「社員を監視するテクノロジー」が導入される恐怖 「支配される人」ばかり監視されるディストピア
東洋経済オンライン / 2024年12月20日 11時0分
控え目な推定によると、主に有毒化学物質、不良品、毒性廃棄物や有害な汚染物質への曝露(ばくろ)、厳格な検査なしに提供される依存性物質に関連した企業の違法行為のせいで、毎年およそ30万のアメリカ人が亡くなることもわかっている。
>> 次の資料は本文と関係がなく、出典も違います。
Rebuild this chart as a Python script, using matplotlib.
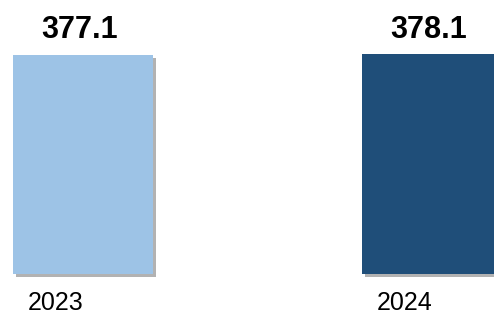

これは、アメリカで毎年自殺する人の数のざっと20倍にもなる。
それにもかかわらず、企業の本社で最も監視されているのは、そのような深刻な害を最も及ぼしそうでない人であることがあまりにも多い。
支配される人ではなく支配する人を監視せよ
重役室や役員室は不透明なままだ。役員室は隠しマイクで盗聴されないし、役員がGPSソフトウェアで追跡されることもない。オープン・プランのオフィスの長所を絶賛するCEOたちは、たいてい自分の執務室の閉ざされたドアの向こうに引っ込んでいる。
トップレベルの重役たちに「生産的」に時間を使わせるために、彼らのキーストロークが記録され、精査されることがないのは請け合いだ。
これはなにも、そこまで厳格な監視をしはじめるべきだというわけではなく、むしろ、どんな監視をするにしても、まず上層部を対象にするべきである、ということだ。
交通規則や信号を無視して道路を横断するありきたりの人々ではなく、中国の腐敗した共産党こそ、はるかに厳しい精査を受けて然(しか)るべきだ。
支配される人ではなく、支配する人のことこそ、私たちは懸念する必要がある。自分の腐敗した行為が監視されているのではないか、と権力を握っている人々が心配していたなら、世の中はもっと良い場所になるだろう。